Tide, the purple if it won't cut but this stuff is just plain nasty and is a last resort cleaner for me.
Purple will cut just about anything, next step up is phosphoric acid, think good toilet bowl cleaner but you have you remove the oil first.
As in ultra cleaning parts its one side and then the other in the baths.
I wonder if a commercial building if dumping purple down the drain is legal. While you can buy this at Home Depot home use and commercial use fall under different rules.
Being a carbide shop I'm not allowed to dump
any shop mop water even with no soap into the drain or city system. (heavy metals like carbide bad, cobalt bad
)
Few ever get caught but a friend of mine did.

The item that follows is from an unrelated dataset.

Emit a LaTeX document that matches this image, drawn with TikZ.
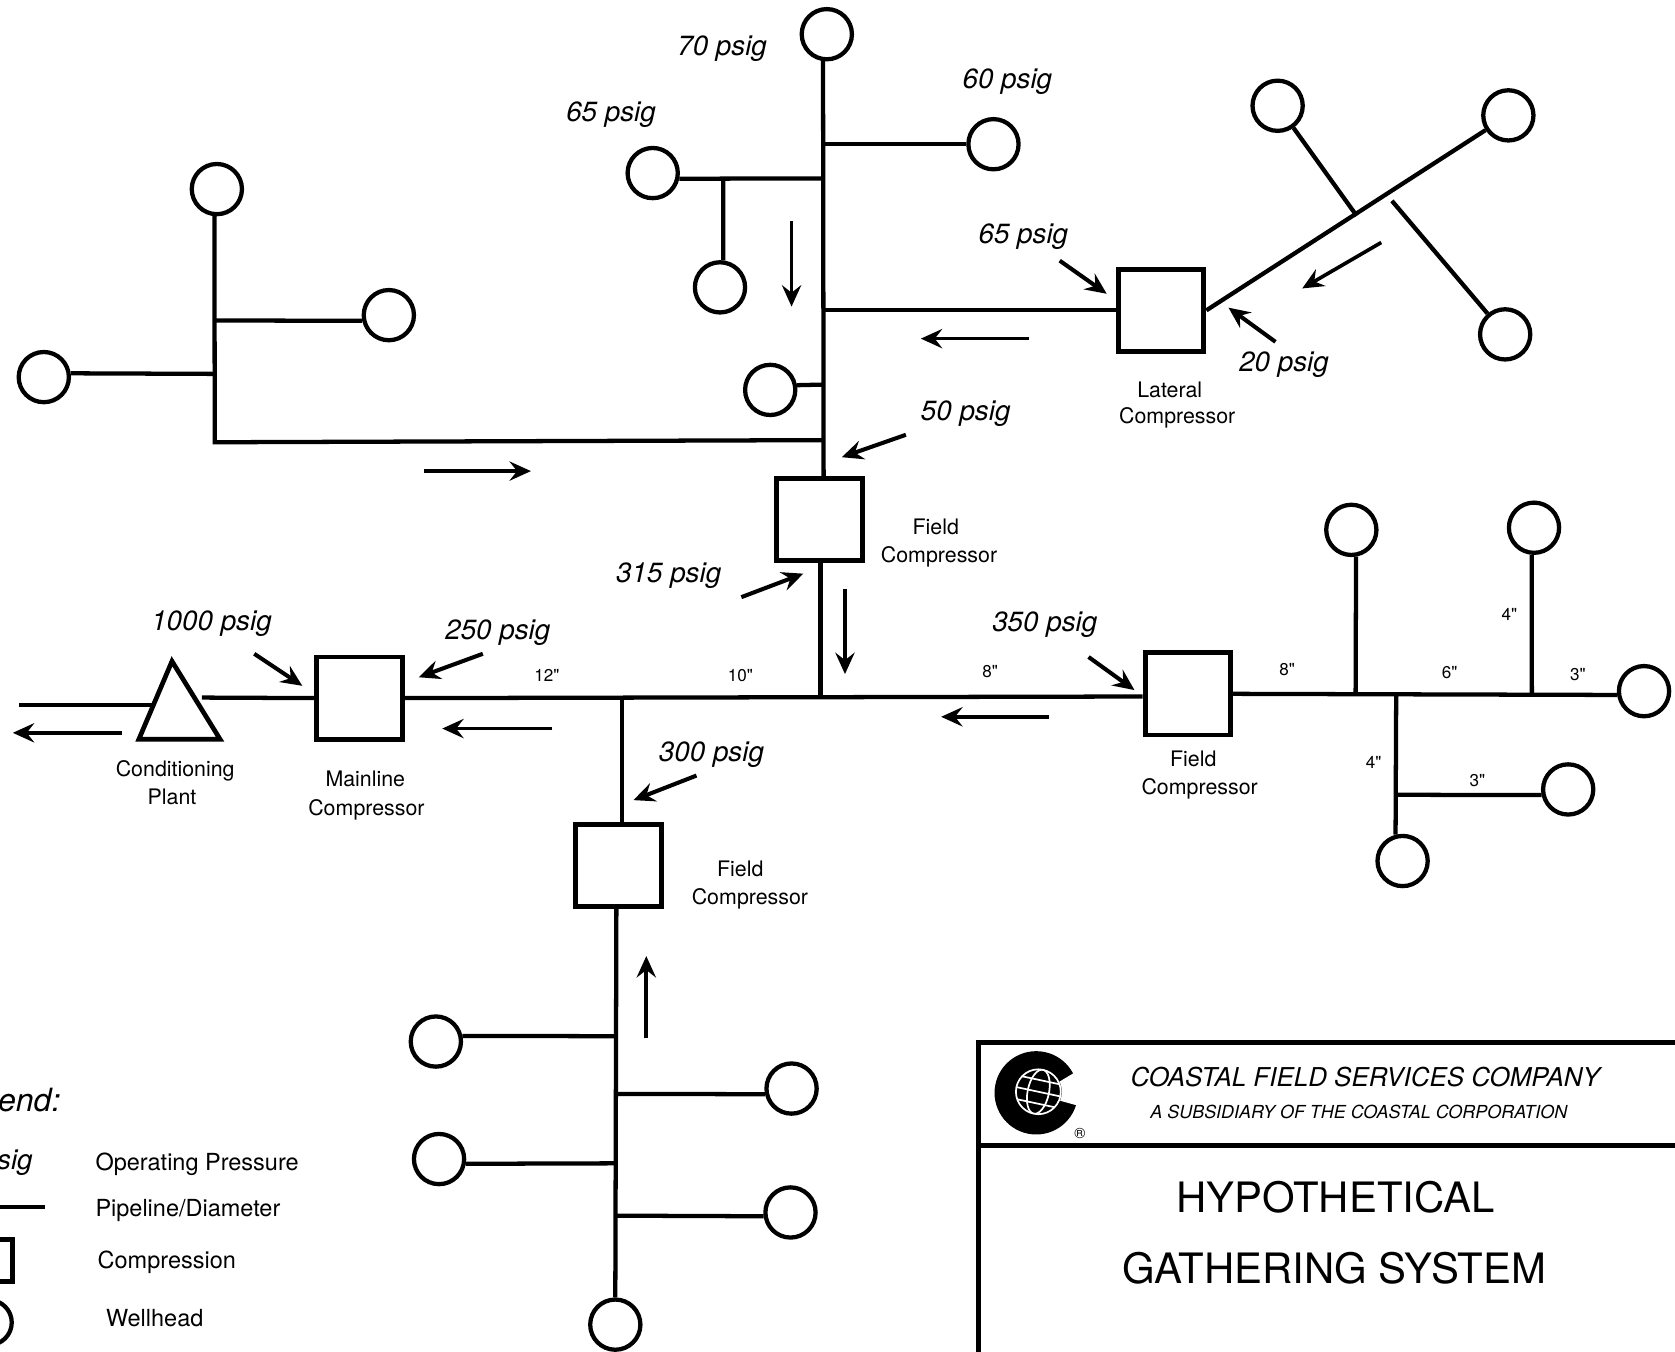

Big fines.
We dump to a 500 gallon tank, filter and evap. Put the remains in the carbide sludge which is sold like most do with metal chips.
Yes it is a pain and cost but you get used to it. You learn very quickly to not overfill a coolant tank.

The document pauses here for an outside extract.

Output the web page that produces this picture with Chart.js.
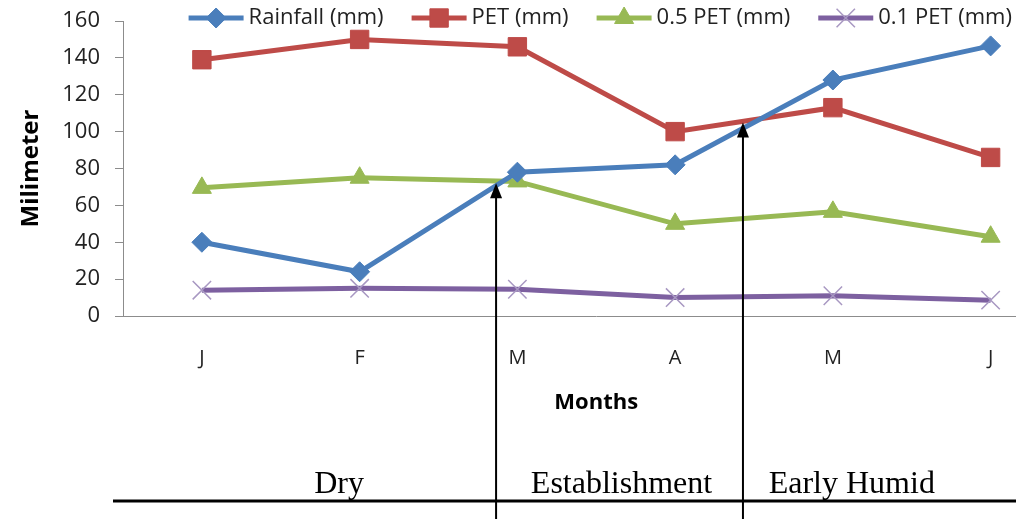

Once in a ever great while I have to prove that this is being done to some inspector.
It's like "Really........ I have to document and prove my mop water procedures"??
Tide laundry soap is gentle, not nasty to inhale and does a fair job. Other laundry soaps probably do just as well and may smell more to your taste.
If you do filter reclaim these all present a problem as they "wash" your filters so a whole new problem.
To me how the mop or clean the floors floors is a big problem.